All the three of them played hide and seek. Troubles was the catcher, manners hid on the tree, and
Shut up hid behind the police station. A police asked shut up “What is your name?” he answered
“Shut up” the police stared sharply at him and shouted to him “Where is manners?” he answered
“On the tree” he asked, “Are you looking for troubles?” he answered, “Troubles are looking for me.”

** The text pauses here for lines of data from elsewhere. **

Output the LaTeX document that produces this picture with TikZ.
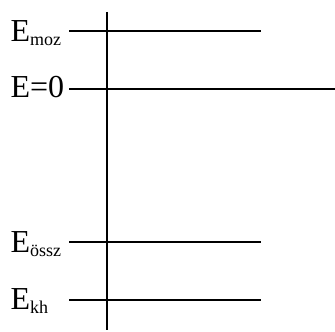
\documentclass[tikz,border=0pt]{standalone}
\usepackage{fontspec}
\setmainfont{Liberation Serif}
\usetikzlibrary{positioning}
\newcommand{\lvlsub}[1]{\raisebox{-4pt}{\fontsize{18}{18}\selectfont #1}}
\tikzset{
  every picture/.style={line width=1.1pt},
  level/.style={draw=black, line width=1.1pt},
  levelbold/.style={draw=black, line width=2.8pt},
  axis/.style={draw=black, line width=1.1pt},
  lbl/.style={font=\fontsize{32}{32}\selectfont, inner sep=0pt, anchor=base west},
}

\begin{document}
\begin{tikzpicture}[x=1pt, y=1pt]
  \useasboundingbox (0,0) rectangle (335,332);
  % energy axis
  \coordinate (top) at (107,320);
  \coordinate (bot) at (107,2);
  \draw[axis] (top) -- (bot);
  % level ends
  \coordinate (moz0) at (69,301);  \coordinate (moz1) at (261,301);
  \coordinate (nul0) at (69,243);  \coordinate (nul1) at (335,243);
  \coordinate (ossz0) at (69,90);  \coordinate (ossz1) at (261,90);
  \coordinate (kh0) at (69,32);    \coordinate (kh1) at (261,32);
  \draw[level] (moz0) -- (moz1);
  \draw[level] (nul0) -- (nul1);
  \draw[levelbold] (ossz0) -- (ossz1);
  \draw[level] (kh0) -- (kh1);
  % labels, left aligned
  \node[lbl] (lmoz) at (10,290) {E\lvlsub{moz}};
  \node[lbl] (lnul) at (10,234) {E=0};
  \node[lbl] (lossz) at (10,79) {E\lvlsub{össz}};
  \node[lbl] (lkh) at (10,22) {E\lvlsub{kh}};
\end{tikzpicture}
\end{document}
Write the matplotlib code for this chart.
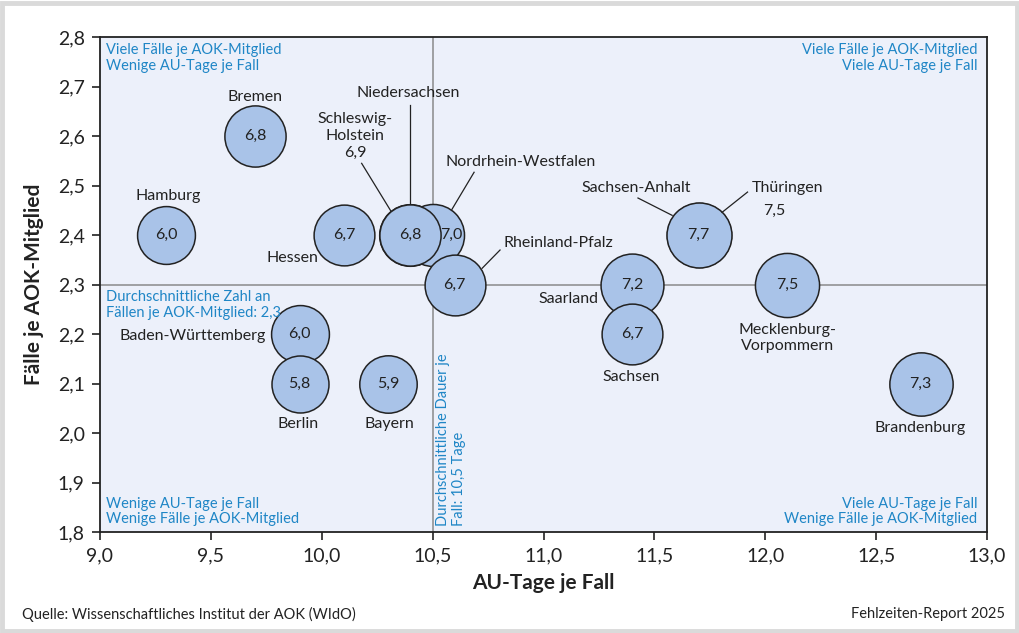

Then the police took him and he spent thirty years in jail.

 

Once, someone cursed me so I had bad luck
I asked my son did you do that, he said no father and he swore to me
You are a liar! I answered and killed him
I asked my wife did you do that, she laughed and said you certainly are joking with me
Therefore, I killed her. I asked the driver did you do that, he said yes sir I am sorry
Therefore, I left him alive because he was honest.

 

 

I went to work and I was tired
My boss looked at me but I was still tired
He looked sharply at me while I had a dull expression
I took a deep breath and said ah…
I was tired I was tired
Do not these people know?
I am tired I am tired
I was sleepy cause I slept late I said
While the dull expression increased
Moreover, I said ah….
He shouted at me while I felt a chill run through my body
And dreamed of the warmness of bed
I am tired I am tired
I am tired I am tired
I answered
He told me come to my office
In addition, I said ah…
It was dull, dull and dull
I was tired, tired and tired
Do not these people understand?
So ah…. Is what I said
What is your problem? I said
Not knowing he is too tired
Do not you people know?
Yesterday, yesterday I slept late
I am tired I am tired I am tired I am tired
I said that and said ah….
He suddenly stood and said
Out! Out! He said and said ah…
I suddenly forted and said ah…
Then I suddenly recognized he ran fast asleep
Therefore, I joined him and we lived happily ever after.

 

Once I asked one of my students, “Can you name me an animal that flies?” All the students raised their hands and I chose one he told me an elephant is an animal, which flies. I told him that his answer is so stupid and sure, his father told him that answer so I asked him “where does your father work you idiot?’ He told me that his father is a lieutenant. I answered “Oh what a smart boy an elephant can fly but just if it gives it a try.”